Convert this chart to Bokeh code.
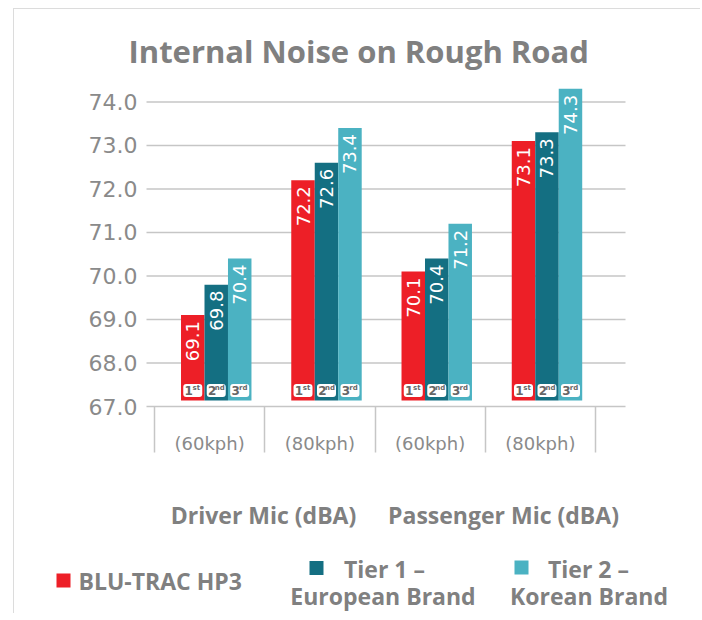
import math
from bokeh.plotting import figure
from bokeh.layouts import column
from bokeh.models import FixedTicker, NumeralTickFormatter, Range1d
from bokeh.core.properties import value
from bokeh.embed import file_html
from bokeh.resources import INLINE

# ---------------- data ----------------
speed_labels = ["(60kph)", "(80kph)", "(60kph)", "(80kph)"]
mic_groups = ["Driver Mic (dBA)", "Passenger Mic (dBA)"]
series_names = ["BLU-TRAC HP3", "Tier 1 –", "Tier 2 –"]
series_sub = ["", "European Brand", "Korean Brand"]
blu_trac_hp3 = [69.1, 72.2, 70.1, 73.1]
tier1_european = [69.8, 72.6, 70.4, 73.3]
tier2_korean = [70.4, 73.4, 71.2, 74.3]
rank_digits = ["1", "2", "3"]
rank_suffix = ["st", "nd", "rd"]
y_ticks = [67.0, 68.0, 69.0, 70.0, 71.0, 72.0, 73.0, 74.0]

# ---------------- style / layout ----------------
colors = ["#ED1F27", "#146F82", "#4BB2C2"]
GRAY = "#808080"
LIGHT = "#c6c6c6"
BAR_W = 0.213
GROUP_SHIFT = 0.56
BAR_BASE = 67.14
BADGE_Y = 67.37
W = 686
CANVAS_LEFT = 14          # page x of the canvas
FRAME_L, FRAME_R = 50, 680  # page x of the (shared) frame
PLOT_L, PLOT_R = 146, 625   # page x of the visible plotting area
BAND = 110.25               # px per category band
BAND0 = 154                 # page x of first band boundary


def band_x(px):
    return (px - BAND0) / BAND


p = figure(width=W, height=471, output_backend="svg", toolbar_location=None,
           x_range=Range1d(band_x(FRAME_L), band_x(FRAME_R)), y_range=Range1d(67.0, 74.4),
           min_border_left=FRAME_L - CANVAS_LEFT, min_border_right=CANVAS_LEFT + W - FRAME_R,
           min_border_top=75, min_border_bottom=74)
p.outline_line_color = None
p.background_fill_color = "white"
p.border_fill_color = "white"

# title
p.title.text = "Internal Noise on Rough Road"
p.title.text_font = "Open Sans"
p.title.text_font_style = "bold"
p.title.text_font_size = "31px"
p.title.text_color = GRAY
p.title.align = "left"
p.title.offset = 128 - FRAME_L
p.title.standoff = 26

# horizontal grid lines at the y ticks, limited to the plotting area
p.ygrid.grid_line_color = None
p.xgrid.grid_line_color = None
p.segment(x0=band_x(PLOT_L), x1=band_x(PLOT_R), y0=y_ticks[1:], y1=y_ticks[1:],
          line_color=LIGHT, line_width=1.5)

# bars
all_series = [blu_trac_hp3, tier1_european, tier2_korean]
for j, vals in enumerate(all_series):
    xs = [i + GROUP_SHIFT + (j - 1) * BAR_W for i in range(len(vals))]
    p.vbar(x=xs, top=vals, bottom=BAR_BASE, width=BAR_W, fill_color=colors[j],
           line_color=None)
    p.text(x=xs, y=vals, text=[f"{v:.1f}" for v in vals], angle=math.pi / 2,
           text_align="right", text_baseline="middle", y_offset=6,
           text_color="white", text_font=value("DejaVu Sans"), text_font_size="18px")
    p.rect(x=xs, y=BADGE_Y, width=19, height=13, width_units="screen",
           height_units="screen", fill_color="white", line_color=None, border_radius=3)
    p.text(x=xs, y=BADGE_Y, text=[rank_digits[j]] * len(xs), x_offset=-4,
           text_align="center", text_baseline="middle", text_color="#666666",
           text_font=value("DejaVu Sans"), text_font_style="bold", text_font_size="12px")
    p.text(x=xs, y=BADGE_Y, text=[rank_suffix[j]] * len(xs), x_offset=3.5, y_offset=-2,
           text_align="center", text_baseline="middle", text_color="#666666",
           text_font=value("DejaVu Sans"), text_font_style="bold", text_font_size="7px")

# y axis (labels pulled right so they end just left of the plotting area)
p.yaxis.ticker = FixedTicker(ticks=y_ticks)
p.yaxis.formatter = NumeralTickFormatter(format="0.0")
p.yaxis.axis_line_color = None
p.yaxis.major_tick_line_color = None
p.yaxis.minor_tick_line_color = None
p.yaxis.major_tick_out = 0
p.yaxis.major_tick_in = 0
p.yaxis.minor_tick_out = 0
p.yaxis.minor_tick_in = 0
p.yaxis.major_label_standoff = -(137 - FRAME_L)
p.yaxis.major_label_text_font = "DejaVu Sans"
p.yaxis.major_label_text_font_size = "22px"
p.yaxis.major_label_text_color = "#8a8a8a"

# x axis
centers = [i + 0.5 for i in range(len(speed_labels))]
p.xaxis.ticker = FixedTicker(ticks=centers, minor_ticks=list(range(len(speed_labels) + 1)))
p.xaxis.major_label_overrides = {c: s for c, s in zip(centers, speed_labels)}
p.xaxis.bounds = (band_x(PLOT_L), band_x(PLOT_R))
p.xaxis.axis_line_color = LIGHT
p.xaxis.axis_line_width = 1.5
p.xaxis.major_tick_in = 0
p.xaxis.major_tick_out = 0
p.xaxis.minor_tick_in = 0
p.xaxis.minor_tick_out = 46
p.xaxis.minor_tick_line_color = LIGHT
p.xaxis.minor_tick_line_width = 1.5
p.xaxis.major_label_standoff = -20
p.xaxis.major_label_text_font = "DejaVu Sans"
p.xaxis.major_label_text_font_size = "18px"
p.xaxis.major_label_text_color = "#8a8a8a"

# ---------------- lower panel: group labels + legend (page-pixel coordinates) ----------------
q = figure(width=W, height=133, output_backend="svg", toolbar_location=None,
           x_range=Range1d(FRAME_L, FRAME_R), y_range=Range1d(613, 480),
           x_axis_location=None, y_axis_location=None,
           min_border_left=FRAME_L - CANVAS_LEFT, min_border_right=CANVAS_LEFT + W - FRAME_R,
           min_border_top=0, min_border_bottom=0)
q.outline_line_color = None
q.grid.visible = False
q.border_fill_color = "white"

bold = dict(text_font=value("Open Sans"), text_font_style="bold", text_color=GRAY)
q.text(x=[263, 503], y=[514, 514], text=mic_groups, text_align="center",
       text_baseline="middle", text_font_size="23px", **bold)

q.rect(x=[63, 316, 521], y=[580, 567.5, 567], width=14, height=14, width_units="screen",
       height_units="screen", fill_color=colors, line_color=None)
q.text(x=[78], y=[580], text=[series_names[0]], text_align="left", text_baseline="middle",
       text_font_size="23px", **bold)
q.text(x=[384, 588], y=[568, 568], text=series_names[1:], text_align="center",
       text_baseline="middle", text_font_size="23px", **bold)
q.text(x=[382.5, 588.5], y=[595, 595], text=series_sub[1:], text_align="center",
       text_baseline="middle", text_font_size="23px", **bold)

layout = column(p, q, spacing=0,
                styles={"margin-left": "13px", "margin-top": "8px",
                        "border-left": "1px solid #dcdcdc", "border-top": "1px solid #dcdcdc"})

open("out.html", "w").write(file_html(layout, INLINE))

• • • • • • •

What you need to do:
The material above holds pictures; copy everything else in it exactly.

Task response:
Convert this chart to Bokeh code.
import math
from bokeh.plotting import figure
from bokeh.layouts import column
from bokeh.models import FixedTicker, NumeralTickFormatter, Range1d
from bokeh.core.properties import value
from bokeh.embed import file_html
from bokeh.resources import INLINE

# ---------------- data ----------------
speed_labels = ["(60kph)", "(80kph)", "(60kph)", "(80kph)"]
mic_groups = ["Driver Mic (dBA)", "Passenger Mic (dBA)"]
series_names = ["BLU-TRAC HP3", "Tier 1 –", "Tier 2 –"]
series_sub = ["", "European Brand", "Korean Brand"]
blu_trac_hp3 = [69.1, 72.2, 70.1, 73.1]
tier1_european = [69.8, 72.6, 70.4, 73.3]
tier2_korean = [70.4, 73.4, 71.2, 74.3]
rank_digits = ["1", "2", "3"]
rank_suffix = ["st", "nd", "rd"]
y_ticks = [67.0, 68.0, 69.0, 70.0, 71.0, 72.0, 73.0, 74.0]

# ---------------- style / layout ----------------
colors = ["#ED1F27", "#146F82", "#4BB2C2"]
GRAY = "#808080"
LIGHT = "#c6c6c6"
BAR_W = 0.213
GROUP_SHIFT = 0.56
BAR_BASE = 67.14
BADGE_Y = 67.37
W = 686
CANVAS_LEFT = 14          # page x of the canvas
FRAME_L, FRAME_R = 50, 680  # page x of the (shared) frame
PLOT_L, PLOT_R = 146, 625   # page x of the visible plotting area
BAND = 110.25               # px per category band
BAND0 = 154                 # page x of first band boundary


def band_x(px):
    return (px - BAND0) / BAND


p = figure(width=W, height=471, output_backend="svg", toolbar_location=None,
           x_range=Range1d(band_x(FRAME_L), band_x(FRAME_R)), y_range=Range1d(67.0, 74.4),
           min_border_left=FRAME_L - CANVAS_LEFT, min_border_right=CANVAS_LEFT + W - FRAME_R,
           min_border_top=75, min_border_bottom=74)
p.outline_line_color = None
p.background_fill_color = "white"
p.border_fill_color = "white"

# title
p.title.text = "Internal Noise on Rough Road"
p.title.text_font = "Open Sans"
p.title.text_font_style = "bold"
p.title.text_font_size = "31px"
p.title.text_color = GRAY
p.title.align = "left"
p.title.offset = 128 - FRAME_L
p.title.standoff = 26

# horizontal grid lines at the y ticks, limited to the plotting area
p.ygrid.grid_line_color = None
p.xgrid.grid_line_color = None
p.segment(x0=band_x(PLOT_L), x1=band_x(PLOT_R), y0=y_ticks[1:], y1=y_ticks[1:],
          line_color=LIGHT, line_width=1.5)

# bars
all_series = [blu_trac_hp3, tier1_european, tier2_korean]
for j, vals in enumerate(all_series):
    xs = [i + GROUP_SHIFT + (j - 1) * BAR_W for i in range(len(vals))]
    p.vbar(x=xs, top=vals, bottom=BAR_BASE, width=BAR_W, fill_color=colors[j],
           line_color=None)
    p.text(x=xs, y=vals, text=[f"{v:.1f}" for v in vals], angle=math.pi / 2,
           text_align="right", text_baseline="middle", y_offset=6,
           text_color="white", text_font=value("DejaVu Sans"), text_font_size="18px")
    p.rect(x=xs, y=BADGE_Y, width=19, height=13, width_units="screen",
           height_units="screen", fill_color="white", line_color=None, border_radius=3)
    p.text(x=xs, y=BADGE_Y, text=[rank_digits[j]] * len(xs), x_offset=-4,
           text_align="center", text_baseline="middle", text_color="#666666",
           text_font=value("DejaVu Sans"), text_font_style="bold", text_font_size="12px")
    p.text(x=xs, y=BADGE_Y, text=[rank_suffix[j]] * len(xs), x_offset=3.5, y_offset=-2,
           text_align="center", text_baseline="middle", text_color="#666666",
           text_font=value("DejaVu Sans"), text_font_style="bold", text_font_size="7px")

# y axis (labels pulled right so they end just left of the plotting area)
p.yaxis.ticker = FixedTicker(ticks=y_ticks)
p.yaxis.formatter = NumeralTickFormatter(format="0.0")
p.yaxis.axis_line_color = None
p.yaxis.major_tick_line_color = None
p.yaxis.minor_tick_line_color = None
p.yaxis.major_tick_out = 0
p.yaxis.major_tick_in = 0
p.yaxis.minor_tick_out = 0
p.yaxis.minor_tick_in = 0
p.yaxis.major_label_standoff = -(137 - FRAME_L)
p.yaxis.major_label_text_font = "DejaVu Sans"
p.yaxis.major_label_text_font_size = "22px"
p.yaxis.major_label_text_color = "#8a8a8a"

# x axis
centers = [i + 0.5 for i in range(len(speed_labels))]
p.xaxis.ticker = FixedTicker(ticks=centers, minor_ticks=list(range(len(speed_labels) + 1)))
p.xaxis.major_label_overrides = {c: s for c, s in zip(centers, speed_labels)}
p.xaxis.bounds = (band_x(PLOT_L), band_x(PLOT_R))
p.xaxis.axis_line_color = LIGHT
p.xaxis.axis_line_width = 1.5
p.xaxis.major_tick_in = 0
p.xaxis.major_tick_out = 0
p.xaxis.minor_tick_in = 0
p.xaxis.minor_tick_out = 46
p.xaxis.minor_tick_line_color = LIGHT
p.xaxis.minor_tick_line_width = 1.5
p.xaxis.major_label_standoff = -20
p.xaxis.major_label_text_font = "DejaVu Sans"
p.xaxis.major_label_text_font_size = "18px"
p.xaxis.major_label_text_color = "#8a8a8a"

# ---------------- lower panel: group labels + legend (page-pixel coordinates) ----------------
q = figure(width=W, height=133, output_backend="svg", toolbar_location=None,
           x_range=Range1d(FRAME_L, FRAME_R), y_range=Range1d(613, 480),
           x_axis_location=None, y_axis_location=None,
           min_border_left=FRAME_L - CANVAS_LEFT, min_border_right=CANVAS_LEFT + W - FRAME_R,
           min_border_top=0, min_border_bottom=0)
q.outline_line_color = None
q.grid.visible = False
q.border_fill_color = "white"

bold = dict(text_font=value("Open Sans"), text_font_style="bold", text_color=GRAY)
q.text(x=[263, 503], y=[514, 514], text=mic_groups, text_align="center",
       text_baseline="middle", text_font_size="23px", **bold)

q.rect(x=[63, 316, 521], y=[580, 567.5, 567], width=14, height=14, width_units="screen",
       height_units="screen", fill_color=colors, line_color=None)
q.text(x=[78], y=[580], text=[series_names[0]], text_align="left", text_baseline="middle",
       text_font_size="23px", **bold)
q.text(x=[384, 588], y=[568, 568], text=series_names[1:], text_align="center",
       text_baseline="middle", text_font_size="23px", **bold)
q.text(x=[382.5, 588.5], y=[595, 595], text=series_sub[1:], text_align="center",
       text_baseline="middle", text_font_size="23px", **bold)

layout = column(p, q, spacing=0,
                styles={"margin-left": "13px", "margin-top": "8px",
                        "border-left": "1px solid #dcdcdc", "border-top": "1px solid #dcdcdc"})

open("out.html", "w").write(file_html(layout, INLINE))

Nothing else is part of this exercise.